Written by: Carolyn Richardson, EA
This case was originally started in November 2011, and involved the 2009 and 2010 tax years. The Member lived in Texas, and the examiner was in Washington, DC. The Revenue Agent (RA) was conducting the audit by correspondence, which was unusual, but he was doing it that way because it had originated from a related corporate examination.
The main issue was a Schedule C loss (self-employment) in both years. The Schedule C showed no gross receipts and the losses were over $130,000 in each year, mostly from a Section 179 deduction. The Schedule D also reflected over $1 million in capital loss carryovers.
A quick review of the two returns revealed that the Member had made a number of unintentional errors on his tax returns for the two years in question. His carryover loss appeared to be a duplication of another figure, and his rental depreciation looked like it had been doubled. His return also showed high medical expenses, which seemed unlikely since his position as a CEO would presumably include medical insurance benefits.
The document request from IRS asked for the original returns from which the capital losses had originated, and the Member explained those had originated in 2003 and 2004. When we received the returns for those years, as well as the intervening tax years between 2005 and 2008, it became increasingly clear that those returns were problematic as well.
I warned the Member about the additional items I had identified on his return as being incorrect, and we went over them in detail. In the course of the conversation he told me that his Schedule C business had been inactive since 2004, and that he had overridden a number of entries in the tax program. I explained that he should expect a large tax bill resulting from the audit and estimated he would owe about $30,000 for each of the two years, before penalties and interest were calculated.
In the meantime, the IRS agent informed me that he was transferring the case to Pittsburgh, as the agents at that location were the ones actually doing the corporate examination. I was contacted by the new Revenue Agent in February 2012, and we briefly discussed the issues the IRS had identified. The RA said he would like to complete the audit as soon as possible, but warned it was not likely to happen that quickly because of his workload and the related corporate audit.
After going back and forth with the Agent regarding document requests and getting those documents from the Member, the RA informed me in September 2012 that he had been promoted to management and the case would be reassigned to a new agent. This meant another delay while the IRS transferred the case to the new agent and she became familiar with the issues.
The Member was becoming increasingly impatient at the pace of the examination and said he wanted us to hurry up and settle the case. I explained to him that we could not settle anything until the IRS decided what adjustments were warranted. In the meantime, the new Revenue Agent expanded the examination to the itemized deductions and a bank deposit analysis. While the Member’s documents for those items were sketchy, it was at least better than his Schedule C documentation, which was nonexistent.
The RA contacted me in June 2013 with the proposed adjustment, disallowing the Schedule C losses in full – as expected – but making no adjustments to the itemized deductions. This had a cascading effect on the rental losses, which were now limited to $0, as well as impacting the Member’s medical deductions. However, she was also proposing to assess the Civil Fraud penalty (which is 75% of the tax) due to the large amount of the disputed deductions. She explained that the IRS felt that the Member’s preparation of his return was so egregious that it rose above mere negligence, and instead was deliberately deceptive.

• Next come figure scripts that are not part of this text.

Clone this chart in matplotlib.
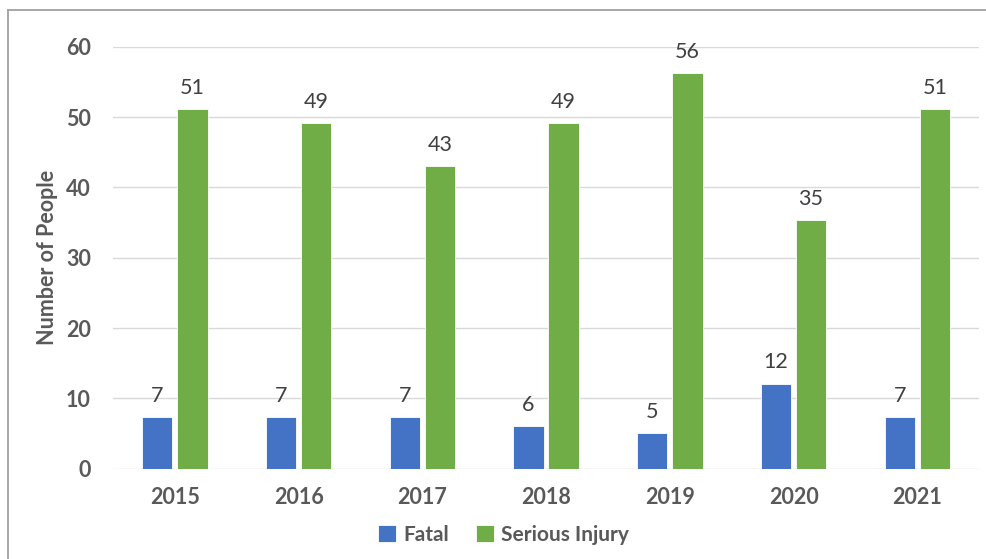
import matplotlib
matplotlib.use("Agg")
import matplotlib.pyplot as plt
import numpy as np
from matplotlib.lines import Line2D

years = ["2015", "2016", "2017", "2018", "2019", "2020", "2021"]
fatal = [7.3, 7.3, 7.3, 6.1, 5.1, 12.1, 7.3]
serious = [51.1, 49.2, 43.0, 49.2, 56.2, 35.3, 51.1]
series_names = ["Fatal", "Serious Injury"]
yticks = [0, 10, 20, 30, 40, 50, 60]

plt.rcParams['font.family'] = ['Lato', 'DejaVu Sans']

fig = plt.figure(figsize=(9.86, 5.59), dpi=100)
ax = fig.add_axes([0.1146, 0.1615, 0.8784, 0.755])

x = np.arange(len(years))
w = 0.245
off = 0.142
blue = "#4472C4"
green = "#70AD47"
b1 = ax.bar(x - off, fatal, w, color=blue, edgecolor="white", linewidth=0.6, label=series_names[0], zorder=3)
b2 = ax.bar(x + off, serious, w, color=green, edgecolor="white", linewidth=0.6, label=series_names[1], zorder=3)

for bars, vals in ((b1, fatal), (b2, serious)):
    for r, v in zip(bars, vals):
        ax.annotate(f"{v:.0f}", (r.get_x() + r.get_width() / 2, v), xytext=(0, 8),
                    textcoords="offset points", ha="center", va="bottom",
                    fontsize=15.5, color="#404040")

ax.set_xlim(-0.5, len(years) - 0.5)
ax.set_ylim(0, 60)
ax.set_yticks(yticks)
ax.set_xticks(x)
ax.set_xticklabels(years)
ax.grid(axis="y", color="#D9D9D9", linewidth=1, zorder=0)
for s in ax.spines.values():
    s.set_visible(False)
ax.tick_params(axis="both", length=0, labelsize=15.5, labelcolor="#595959")
ax.tick_params(axis="x", pad=13)
ax.tick_params(axis="y", pad=16)
for lab in ax.get_xticklabels() + ax.get_yticklabels():
    lab.set_fontweight("bold")
ax.set_ylabel("Number of People", fontsize=15.5, fontweight="bold", color="#595959", labelpad=6)

leg = fig.legend(handles=[b1, b2], labels=series_names, loc="center", bbox_to_anchor=(0.511, 0.043),
                 ncol=2, frameon=False, fontsize=15, handlelength=0.85, handleheight=0.85,
                 columnspacing=1.3, handletextpad=0.35)
for t in leg.get_texts():
    t.set_color("#595959")
    t.set_fontweight("bold")

# outer border (top and left visible)
fig.add_artist(Line2D([8 / 986, 1.0], [1 - 9.5 / 559, 1 - 9.5 / 559], color="#A0A0A0", linewidth=1.3))
fig.add_artist(Line2D([8 / 986, 8 / 986], [0, 1 - 9.5 / 559], color="#A0A0A0", linewidth=1.3))

fig.savefig("out.png", dpi=100)
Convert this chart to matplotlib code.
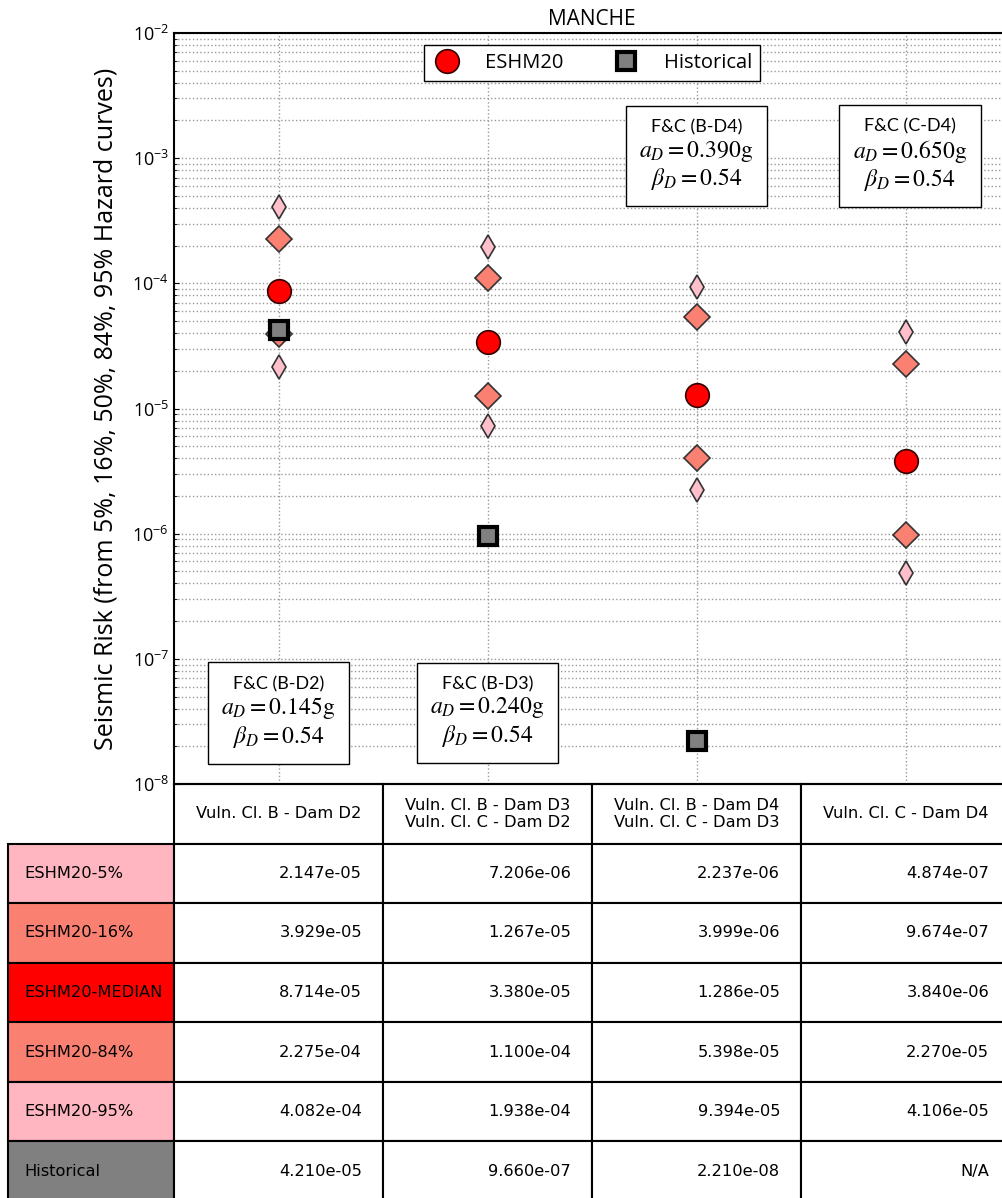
import numpy as np
import matplotlib
matplotlib.use('Agg')
import matplotlib.pyplot as plt
from matplotlib.offsetbox import TextArea, VPacker, AnnotationBbox

plt.rcParams['font.family'] = ['Open Sans', 'DejaVu Sans']
plt.rcParams['mathtext.fontset'] = 'stix'

cases = ['Vuln. Cl. B - Dam D2',
         'Vuln. Cl. B - Dam D3\nVuln. Cl. C - Dam D2',
         'Vuln. Cl. B - Dam D4\nVuln. Cl. C - Dam D3',
         'Vuln. Cl. C - Dam D4']
p05 = [2.147e-05, 7.206e-06, 2.237e-06, 4.874e-07]
p16 = [3.929e-05, 1.267e-05, 3.999e-06, 9.674e-07]
p50 = [8.714e-05, 3.380e-05, 1.286e-05, 3.840e-06]
p84 = [2.275e-04, 1.100e-04, 5.398e-05, 2.270e-05]
p95 = [4.082e-04, 1.938e-04, 9.394e-05, 4.106e-05]
hist = [4.210e-05, 9.660e-07, 2.210e-08, np.nan]

row_names = ['ESHM20-5%', 'ESHM20-16%', 'ESHM20-MEDIAN', 'ESHM20-84%', 'ESHM20-95%', 'Historical']
row_colors = ['#ffb6c1', 'salmon', 'red', 'salmon', '#ffb6c1', 'gray']

# fragility (F&C) boxes
fc_labels = ['F&C (B-D2)', 'F&C (B-D3)', 'F&C (B-D4)', 'F&C (C-D4)']
a_D = ['0.145', '0.240', '0.390', '0.650']
beta_D = '0.54'
box_x = [0, 1, 2, 3.02]
box_y = [3.7e-8, 3.7e-8, 1.04e-3, 1.04e-3]

fig = plt.figure(figsize=(10.02, 11.98), dpi=100)
ax = fig.add_axes([174/1002, 1 - 784/1198, 836/1002, 751/1198])

x = np.arange(len(cases))
ax.plot(x, p05, 'd', ms=12.5, mfc='pink', mec='#333333', mew=1.2, ls='none', zorder=3)
ax.plot(x, p95, 'd', ms=12.5, mfc='pink', mec='#333333', mew=1.2, ls='none', zorder=3)
ax.plot(x, p16, 'D', ms=13, mfc='salmon', mec='#333333', mew=1.2, ls='none', zorder=3)
ax.plot(x, p84, 'D', ms=13, mfc='salmon', mec='#333333', mew=1.2, ls='none', zorder=3)
ax.plot(x, p50, 'o', ms=17, mfc='red', mec='#330000', mew=1.2, ls='none', zorder=4, label='ESHM20')
ax.plot(x, hist, 's', ms=13, mfc='gray', mec='black', mew=3, ls='none', zorder=5, label='Historical')

ax.set_yscale('log')
ax.set_ylim(1e-8, 1e-2)
ax.set_xlim(-0.5, 3.5)
ax.set_xticks(x)
ax.set_xticklabels([])
ax.tick_params(axis='x', length=0)
ax.tick_params(axis='y', which='both', direction='in', labelsize=13)
ax.grid(True, which='both', axis='y', ls=':', color='#999999', lw=1)
ax.grid(True, which='major', axis='x', ls=':', color='#999999', lw=1)
for s in ax.spines.values():
    s.set_linewidth(1.5)

ax.set_ylabel('Seismic Risk (from 5%, 16%, 50%, 84%, 95% Hazard curves)', fontsize=18, labelpad=10)
ax.set_title('MANCHE', fontsize=15, pad=6)

ax.legend(loc='upper center', ncol=2, fontsize=14.5, fancybox=False, edgecolor='black',
          framealpha=1, handlelength=1.5, handletextpad=1.1, columnspacing=2.4, borderaxespad=0.6)

for i in range(len(fc_labels)):
    lines = [TextArea(fc_labels[i], textprops=dict(size=13, family='Lato')),
             TextArea('$a_D = ' + a_D[i] + '\\mathrm{g}$', textprops=dict(size=17)),
             TextArea('$\\beta_D = ' + beta_D + '$', textprops=dict(size=17))]
    pack = VPacker(children=lines, align='center', pad=10, sep=2)
    ab = AnnotationBbox(pack, (box_x[i], box_y[i]), xycoords='data', frameon=True, pad=0,
                        box_alignment=(0.5, 0.5),
                        bboxprops=dict(boxstyle='square,pad=0', fc='white', ec='black', lw=1))
    ab.set_zorder(6)
    ax.add_artist(ab)

# table under the axes
cell_text = []
for j, vals in enumerate([p05, p16, p50, p84, p95, hist]):
    row = [row_names[j]]
    for v in vals:
        row.append('N/A' if np.isnan(v) else '%.3e' % v)
    cell_text.append(row)

tab = ax.table(cellText=cell_text, colLabels=[''] + cases,
               colWidths=[166] + [209] * 4, cellLoc='right',
               bbox=[-166/836, -417/751, 1002/836, 417/751])
tab.auto_set_font_size(False)
tab.set_fontsize(11.7)
for (r, c), cell in tab.get_celld().items():
    cell.set_linewidth(1.5)
    cell.get_text().set_family('DejaVu Sans')
    if r == 0:
        cell.get_text().set_ha('center')
        cell._loc = 'center'
        if c == 0:
            cell.set_edgecolor('none')
    elif c == 0:
        cell.set_facecolor(row_colors[r - 1])
        cell._loc = 'left'
        cell.get_text().set_ha('left')

fig.savefig('out.png', dpi=100)
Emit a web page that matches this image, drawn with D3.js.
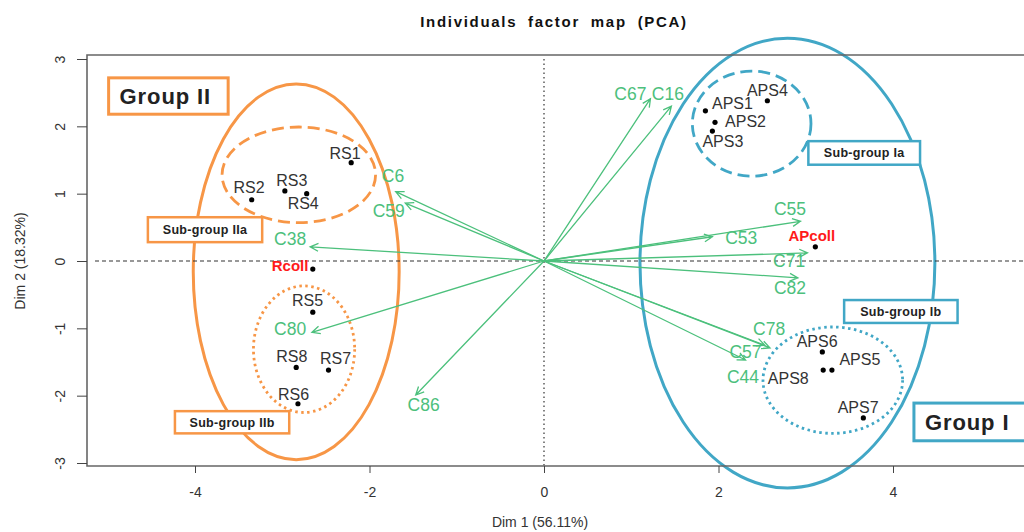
<!DOCTYPE html>
<html>
<head>
<meta charset="utf-8">
<script src="https://cdn.jsdelivr.net/npm/d3@7"></script>
<style>
  body { margin: 0; background: #fff; }
  svg { display: block; font-family: "Liberation Sans", Arial, sans-serif; }
  .narrow { font-family: "Liberation Sans Narrow", "Liberation Sans", Arial, sans-serif; font-stretch: condensed; }
</style>
</head>
<body>
<div id="chart"></div>
<script>
const width = 1024;
const height = 532;

// individuals (Dim 1, Dim 2) and where their labels sit (data units)
const indNames  = ["RS1", "RS2", "RS3", "RS4", "Rcoll", "RS5", "RS8", "RS7", "RS6",
                   "APS4", "APS1", "APS2", "APS3", "APcoll", "APS6", "APS8", "APS5", "APS7"];
const indX      = [-2.21, -3.35, -2.97, -2.72, -2.65, -2.65, -2.84, -2.47, -2.82,
                   2.56, 1.85, 1.96, 1.93, 3.11, 3.19, 3.20, 3.30, 3.66];
const indY      = [1.46, 0.91, 1.04, 1.00, -0.12, -0.76, -1.58, -1.62, -2.12,
                   2.38, 2.23, 2.06, 1.93, 0.21, -1.35, -1.62, -1.62, -2.33];
const indLabelX = [-2.28, -3.38, -2.89, -2.76, -2.91, -2.71, -2.89, -2.39, -2.87,
                   2.56, 2.16, 2.31, 2.05, 3.07, 3.13, 2.80, 3.62, 3.60];
const indLabelY = [1.60, 1.10, 1.20, 0.86, -0.07, -0.59, -1.41, -1.44, -1.98,
                   2.53, 2.35, 2.08, 1.78, 0.37, -1.19, -1.74, -1.46, -2.17];
const supplementary = ["Rcoll", "APcoll"];

// variables (arrows from origin)
const varNames  = ["C67", "C16", "C6", "C59", "C38", "C80", "C86",
                   "C55", "C53", "C71", "C82", "C78", "C57", "C44"];
const varX      = [1.22, 1.46, -1.70, -1.59, -2.68, -2.66, -1.47,
                   2.94, 1.93, 3.02, 2.91, 2.59, 2.53, 2.31];
const varY      = [2.41, 2.30, 1.03, 0.86, 0.21, -1.06, -1.99,
                   0.59, 0.36, 0.12, -0.25, -1.29, -1.25, -1.47];
const varLabelX = [0.99, 1.42, -1.73, -1.78, -2.91, -2.91, -1.38,
                   2.82, 2.26, 2.81, 2.82, 2.58, 2.31, 2.28];
const varLabelY = [2.49, 2.49, 1.26, 0.74, 0.33, -1.00, -2.14,
                   0.77, 0.34, 0.00, -0.39, -1.01, -1.35, -1.72];

// group ellipses (data units)
const ellNames = ["Group II", "Sub-group IIa", "Sub-group IIb", "Group I", "Sub-group Ia", "Sub-group Ib"];
const ellCx    = [-2.84, -2.81, -2.75, 2.79, 2.38, 3.31];
const ellCy    = [-0.16, 1.28, -1.31, -0.03, 2.04, -1.77];
const ellRx    = [1.18, 0.88, 0.58, 1.69, 0.68, 0.80];
const ellRy    = [2.79, 0.71, 0.94, 3.34, 0.78, 0.79];

// group label boxes (data units: x0, x1, y0, y1)
const boxX0 = [-4.99, -4.54, -4.23, 4.24, 3.03, 3.44];
const boxX1 = [-3.62, -3.23, -2.92, 5.75, 4.31, 4.74];
const boxY0 = [2.72, 0.65, -2.23, -2.11, 1.78, -0.58];
const boxY1 = [2.18, 0.28, -2.56, -2.67, 1.43, -0.92];

const xTicks = [-4, -2, 0, 2, 4];
const yTicks = [-3, -2, -1, 0, 1, 2, 3];

const orange = "#F79646";
const blue = "#41A7C6";
const green = "#4CC07C";

function groupColor(name) { return name.endsWith("II") || name.endsWith("IIa") || name.endsWith("IIb") ? orange : blue; }
function groupDash(name) {
  if (name.startsWith("Group")) return null;
  return name.endsWith("a") ? "12,6" : "2.5,3.5";
}

const x = d3.scaleLinear().domain([-4, 4]).range([195, 893]);
const y = d3.scaleLinear().domain([-3, 3]).range([463, 59]);

const plot = {left: 87, top: 55, right: 1030, bottom: 466};

const svg = d3.select("#chart").append("svg")
  .attr("width", width)
  .attr("height", height);

// title
svg.append("text")
  .attr("x", 554).attr("y", 27)
  .attr("text-anchor", "middle")
  .attr("font-weight", "bold")
  .attr("font-size", 15)
  .attr("letter-spacing", 1.7)
  .attr("word-spacing", 5)
  .attr("fill", "#111")
  .text("Individuals factor map (PCA)");

// ellipses
svg.append("g")
  .selectAll("ellipse")
  .data(ellNames)
  .join("ellipse")
    .attr("cx", (d, i) => x(ellCx[i]))
    .attr("cy", (d, i) => y(ellCy[i]))
    .attr("rx", (d, i) => x(ellCx[i] + ellRx[i]) - x(ellCx[i]))
    .attr("ry", (d, i) => y(ellCy[i]) - y(ellCy[i] + ellRy[i]))
    .attr("fill", "none")
    .attr("stroke", d => groupColor(d))
    .attr("stroke-width", d => d.startsWith("Group") ? 3 : 2.8)
    .attr("stroke-dasharray", d => groupDash(d));

// reference lines
svg.append("line")
  .attr("x1", plot.left + 8).attr("x2", plot.right)
  .attr("y1", y(0)).attr("y2", y(0))
  .attr("stroke", "#333").attr("stroke-width", 1.2)
  .attr("stroke-dasharray", "4,3");
svg.append("line")
  .attr("x1", x(0)).attr("x2", x(0))
  .attr("y1", plot.top + 4).attr("y2", plot.bottom)
  .attr("stroke", "#333").attr("stroke-width", 1.2)
  .attr("stroke-dasharray", "1.5,3");

// frame (right side falls outside the picture)
svg.append("path")
  .attr("d", `M${plot.right},${plot.top}H${plot.left}V${plot.bottom}H${plot.right}`)
  .attr("fill", "none")
  .attr("stroke", "#666")
  .attr("stroke-width", 1.6);

// axes (plain hyphen minus, like R)
const fmt = d => String(d);

const xAxis = g => g
  .attr("transform", `translate(0,${plot.bottom})`)
  .call(d3.axisBottom(x).tickValues(xTicks).tickSize(7).tickPadding(14).tickFormat(fmt))
  .call(g => g.select(".domain").remove())
  .call(g => g.selectAll("line").attr("stroke", "#444"))
  .call(g => g.selectAll("text").attr("class", "narrow").attr("font-size", 14).attr("fill", "#333"));

const yAxis = g => g
  .attr("transform", `translate(${plot.left},0)`)
  .call(d3.axisLeft(y).tickValues(yTicks).tickSize(10).tickFormat(fmt))
  .call(g => g.select(".domain").remove())
  .call(g => g.selectAll("line").attr("stroke", "#444"))
  .call(g => g.selectAll("text")
      .attr("class", "narrow")
      .attr("font-size", 14).attr("fill", "#333")
      .attr("x", null).attr("dy", null)
      .attr("text-anchor", "middle")
      .attr("transform", "translate(-22,0) rotate(-90)")
      .attr("y", 0));

svg.append("g").call(xAxis);
svg.append("g").call(yAxis);

svg.append("text")
  .attr("class", "narrow")
  .attr("x", 540).attr("y", 527)
  .attr("text-anchor", "middle")
  .attr("font-size", 14)
  .attr("fill", "#333")
  .text("Dim 1 (56.11%)");

svg.append("text")
  .attr("class", "narrow")
  .attr("transform", `translate(25,${y(0)}) rotate(-90)`)
  .attr("text-anchor", "middle")
  .attr("font-size", 14)
  .attr("fill", "#333")
  .text("Dim 2 (18.32%)");

// variable arrows
const arrows = svg.append("g")
  .attr("stroke", green)
  .attr("stroke-width", 1.3)
  .attr("fill", "none");

varNames.forEach((name, i) => {
  const x0 = x(0), y0 = y(0), x1 = x(varX[i]), y1 = y(varY[i]);
  const a = Math.atan2(y1 - y0, x1 - x0);
  const len = 9, spread = Math.PI / 7;
  arrows.append("path")
    .attr("d", `M${x0},${y0}L${x1},${y1}` +
      `M${x1 - len * Math.cos(a - spread)},${y1 - len * Math.sin(a - spread)}L${x1},${y1}` +
      `L${x1 - len * Math.cos(a + spread)},${y1 - len * Math.sin(a + spread)}`);
});

svg.append("g")
  .selectAll("text")
  .data(varNames)
  .join("text")
    .attr("x", (d, i) => x(varLabelX[i]))
    .attr("y", (d, i) => y(varLabelY[i]))
    .attr("dy", "0.36em")
    .attr("text-anchor", "middle")
    .attr("font-size", 17.5)
    .attr("fill", green)
    .text(d => d);

// individuals
svg.append("g")
  .selectAll("circle")
  .data(indNames)
  .join("circle")
    .attr("cx", (d, i) => x(indX[i]))
    .attr("cy", (d, i) => y(indY[i]))
    .attr("r", 2.6)
    .attr("fill", "#000");

svg.append("g")
  .selectAll("text")
  .data(indNames)
  .join("text")
    .attr("x", (d, i) => x(indLabelX[i]))
    .attr("y", (d, i) => y(indLabelY[i]))
    .attr("dy", "0.36em")
    .attr("text-anchor", "middle")
    .attr("font-size", d => supplementary.includes(d) ? 15 : 16)
    .attr("font-weight", d => supplementary.includes(d) ? "bold" : "normal")
    .attr("fill", d => supplementary.includes(d) ? "#FF1A1A" : "#333")
    .text(d => d);

// group label boxes
const boxes = svg.append("g")
  .selectAll("g")
  .data(ellNames)
  .join("g");

boxes.append("rect")
  .attr("x", (d, i) => x(boxX0[i]))
  .attr("y", (d, i) => y(boxY0[i]))
  .attr("width", (d, i) => x(boxX1[i]) - x(boxX0[i]))
  .attr("height", (d, i) => y(boxY1[i]) - y(boxY0[i]))
  .attr("fill", "#fff")
  .attr("stroke", d => groupColor(d))
  .attr("stroke-width", d => d.startsWith("Group") ? 3 : 2.5);

boxes.append("text")
  .attr("x", (d, i) => d.startsWith("Group") ? x(boxX0[i]) + 11 : (x(boxX0[i]) + x(boxX1[i])) / 2)
  .attr("y", (d, i) => (y(boxY0[i]) + y(boxY1[i])) / 2)
  .attr("dy", "0.36em")
  .attr("text-anchor", d => d.startsWith("Group") ? "start" : "middle")
  .attr("font-weight", "bold")
  .attr("font-size", d => d.startsWith("Group") ? 22 : 12.5)
  .attr("letter-spacing", d => d.startsWith("Group") ? 0.9 : 0.3)
  .attr("fill", "#222")
  .text(d => d);
</script>
</body>
</html>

IRS sent us a three page explanation stating why they felt the civil fraud penalty was appropriate, and gave us time to compose a rebuttal. IRS’s main argument was that a CEO in the Member’s position should have known better than to override the software, and by doing so he had deliberately attempted to deceive the government. The Member was unhappy about the large amount of the adjustment but I was able to point out to him that these were exactly what I had predicted at the beginning of the audit and that this was the amount he rightfully owed. Since he agreed the Schedule C loss was not correct, and the other adjustments were based on the resulting increase to his AGI, I explained that none of this could be negotiated downward any further.
I spent a week composing the rebuttal. I pointed out that the Member had cooperated fully with all requests from the IRS, and that the bank deposit analysis had shown that he and his wife routinely deposited all monies they received, including small gift checks for their children. I also showed that, despite the large refunds he had received every year, he had never reduced his withholding (nearly $50,000 in each year), which was not typical of someone out to defraud the government. Had he prepared the returns correctly, I noted, he still would have received refunds of nearly $10,000 in both years. I agreed that the Member may have seemed negligent in failing to consult with a professional tax advisor, but he was not required to do so, and his misunderstanding of the applicable laws regarding his loss carryovers had tripped up many taxpayers before him.
IRS responded two weeks later stating they would not assess the fraud penalty, but would assess the 20% substantial understatement penalty. They also agreed to abate the interest charges for nearly a year due to the delay incurred by the transferring of the case between agents. While the Member still ended up with a tax bill of nearly $82,000 for the two years, we managed to save him over $45,000 in additional penalties by getting the IRS to concede the fraud penalty.